The chief example of this strategy in Joshua is the action of Rahab. The Israelite Achan betrayed Israel’s God, hid some of Jericho’s loot under his tent, and brought death on himself and his family (Josh 7:1, 21-26). (Because the family would have known that he hid the loot under the tent, their silence showed their complicity and hope to profit.) By contrast, from fear of the LORD (2:9, 12) Rahab betrayed Jericho, hid Israel’s spies on her roof, and brought deliverance for herself and her family (2:4-6; 6:17, 25). Her descendants continued to live safely in Israel after that time (6:25), and Matthew’s Gospel lists her as an ancestor of King David and of the Messiah (Matt 1:5). Like some of their Jewish contemporaries, early Christians cited Rahab as an example of faith (Heb 11:31; James 2:25).(Some betrayed their people to save their own lives but chose to relocate; cf. Judg 1:24-26.) (Some betrayed their people to save their own lives but chose to relocate; cf. Judg 1:24-26.)

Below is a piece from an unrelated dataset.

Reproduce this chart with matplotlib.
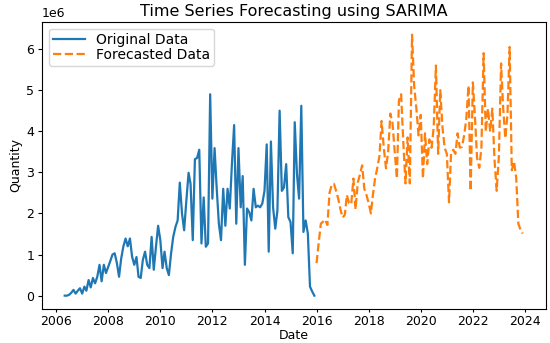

Centuries earlier one people had wanted to unite with the Israelites and intermarry with them. Jacob’s sons posed one condition on this people, the people of Shechem: they had to accept circumcision. Painful as this was for adults, this city agreed. Simeon and Levi, however, betrayed their covenant and butchered the city’s men, to avenge the rape of their sister Dinah and to prevent any counterattack (Gen 34). Jacob, meanwhile, was furious with these young men, his rash sons (34:30), and even cursed them for this years later when giving out his blessings (49:5-7). If the Canaanites knew this story, it might deter them from conversion. This time there had been no rape, however, and Israel’s defense of Gibeon should have made clear that they would now stand by their allies.